Hardy says she's an advocate for residents

Former councilwoman runs for her third term with a platform of protecting the environment, opposing development and more.

October 31, 2012|By Michael Miller
  • Jill Hardy is a candidate for Huntington Beach City Council.
Jill Hardy is a candidate for Huntington Beach City Council. (SCOTT SMELTZER,…)

For years in the last decade, it was a common line in Huntington Beach City Council stories:

"The council voted 6 to 1, with Jill Hardy dissenting."

Hardy, who served on the council from 2002 to 2010 and is running again this year, often did not speak for the majority on the dais. A casual observer might think she was playing the devil's advocate. She would call herself the residents' advocate instead.

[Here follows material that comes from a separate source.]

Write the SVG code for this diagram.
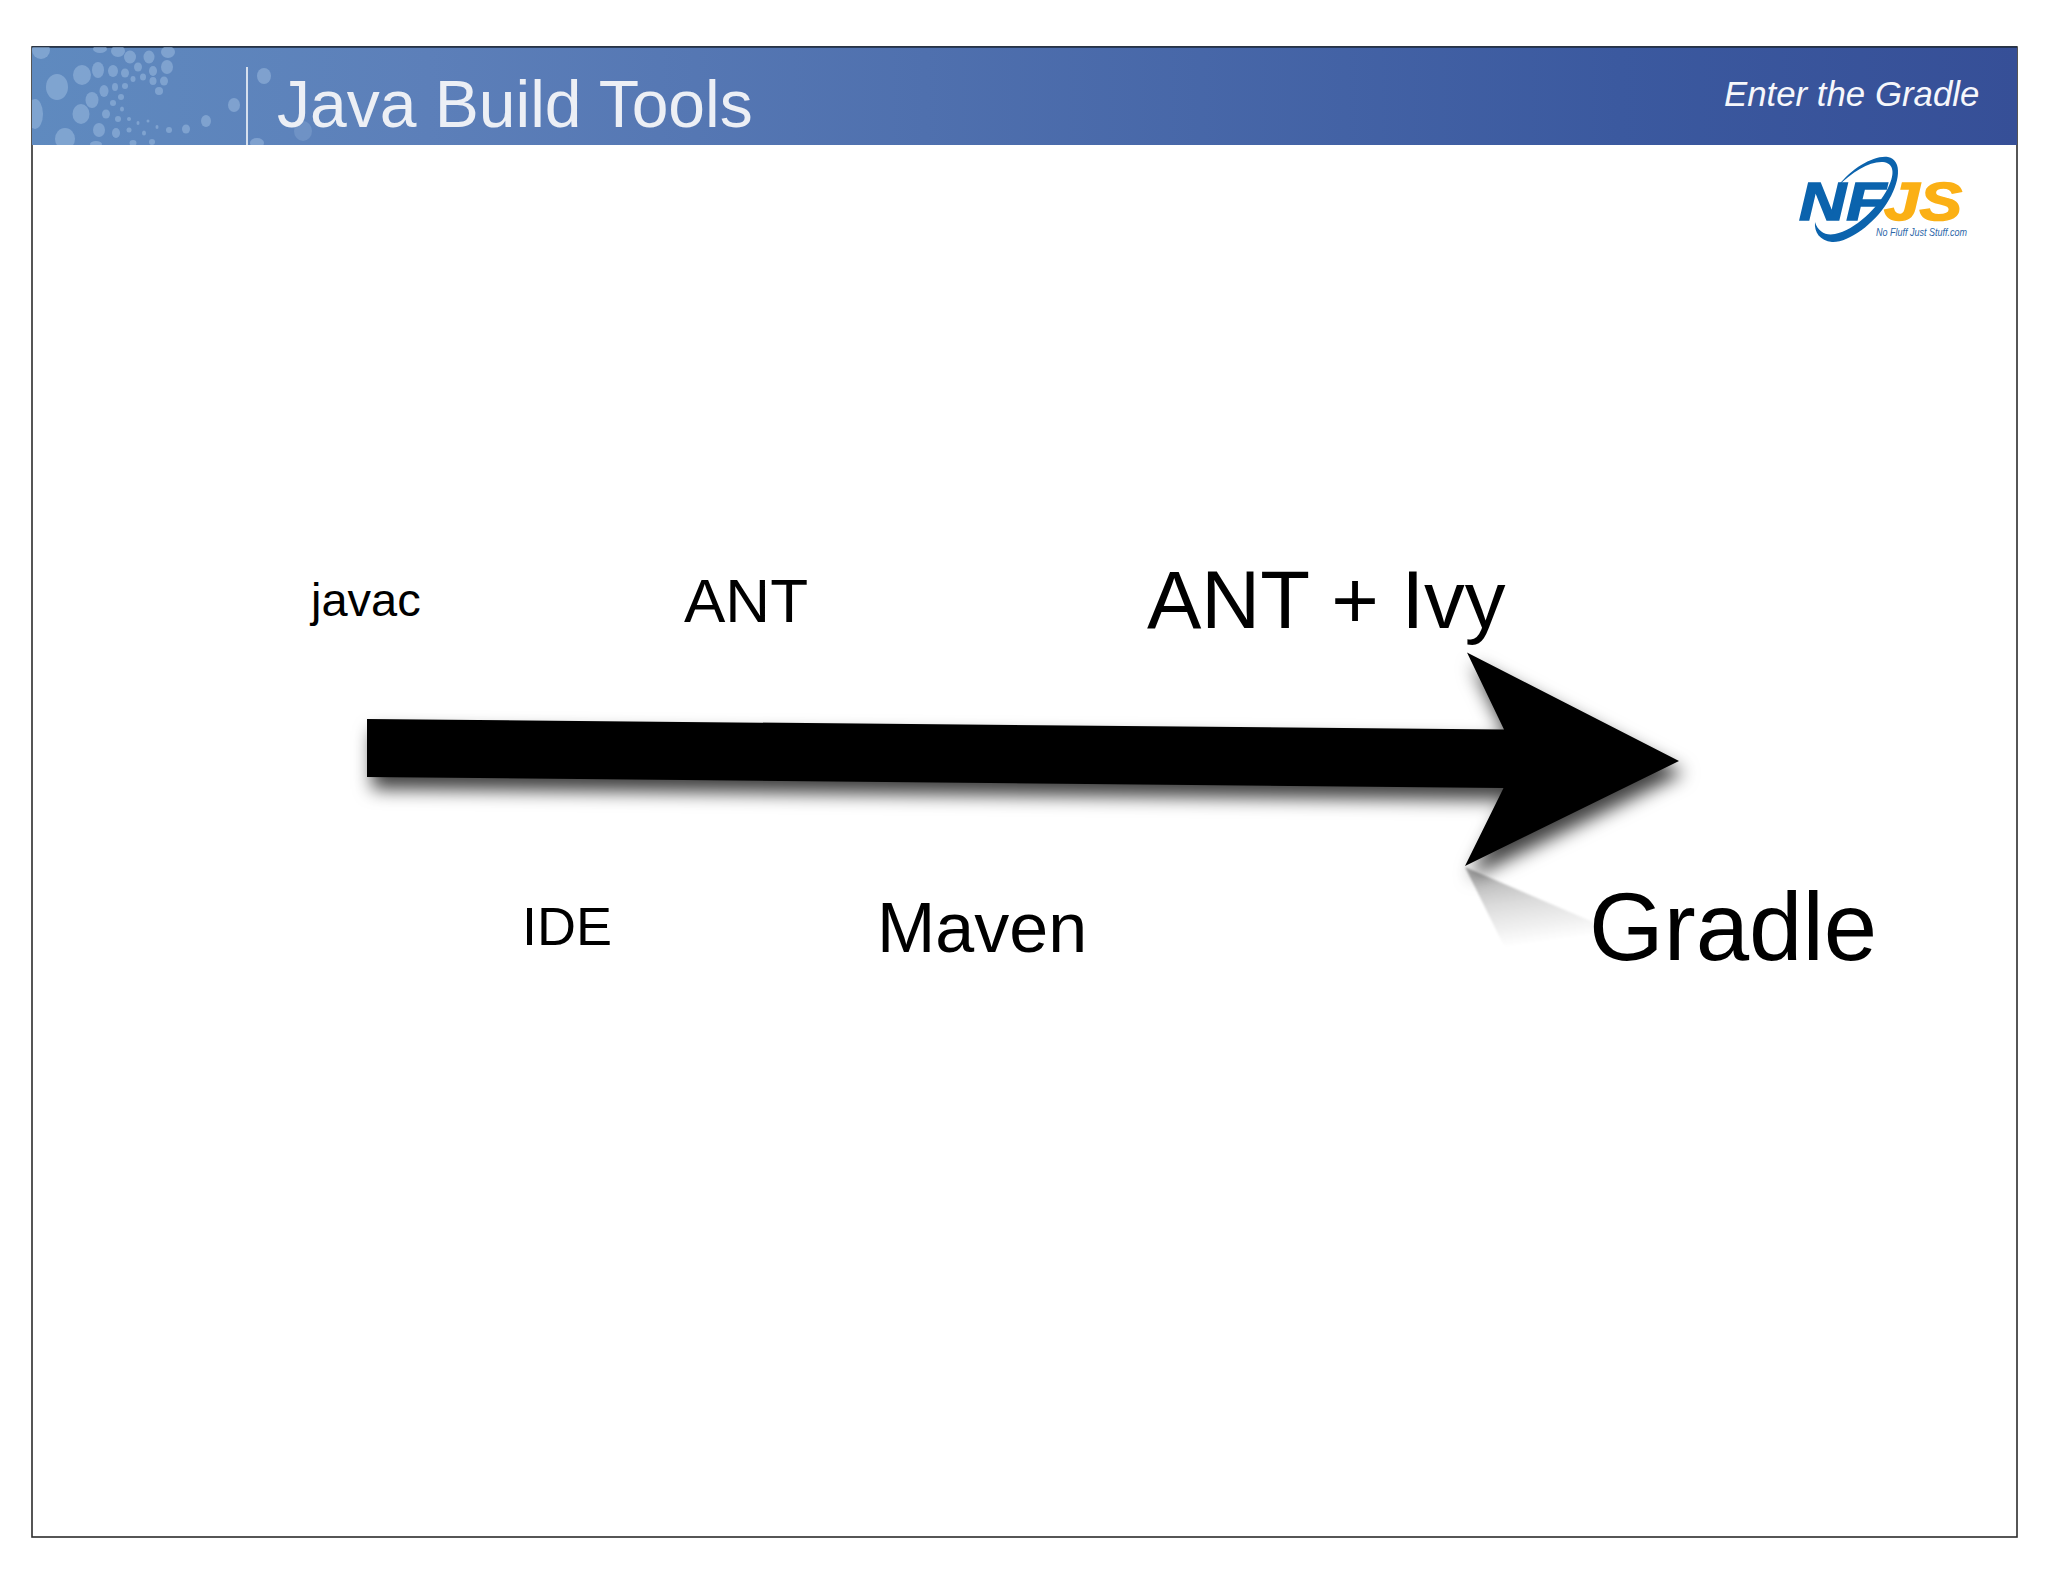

Hardy cast the lone "no" vote on the new Downtown Specific Plan, which lays out rules for the future of the city's prime commercial hub, and Pacific City, a massive seaside development that has stalled since getting the council's go-ahead. She differed on the Ridge development project, which seeks to build houses on an area some consider environmentally sensitive.

That last vote, which came after residents spoke for hours against the development, still makes her grimace.

"Everyone probably knew it was a losing battle, but at least they had one person who said, 'I hear you,'" Hardy said Monday in the living room of her Surf City home.


And this year, evidently, many people around town have heard Hardy. As the Marina High School math teacher runs for a third term on the council after being termed out for two years, she has racked up endorsements from the city's fire and police associations, HB Neighbors President David Rice, Huntington Beach Downtown Residents Assn. leader Kim Kramer, Councilwoman Connie Boardman and many others.

If Hardy wins election this year, she plans to push for the same things she championed in her first two terms: protecting the environment, fighting for green space, opposing development if residents see it as an encroachment on their lives. And while she often found herself on the losing end of lopsided votes in the past, she doesn't expect that always to be the case this time.

She often agrees, she said, with the philosophies of Boardman and Joe Shaw, who were elected in 2010. And she noted that she shares endorsements this year with several more conservative candidates, indicating that they may find common ground on specific issues. (Fire and police also endorsed Billy O'Connell and Jim Katapodis; Women in Leadership favored Hardy and Barbara Delgleize.)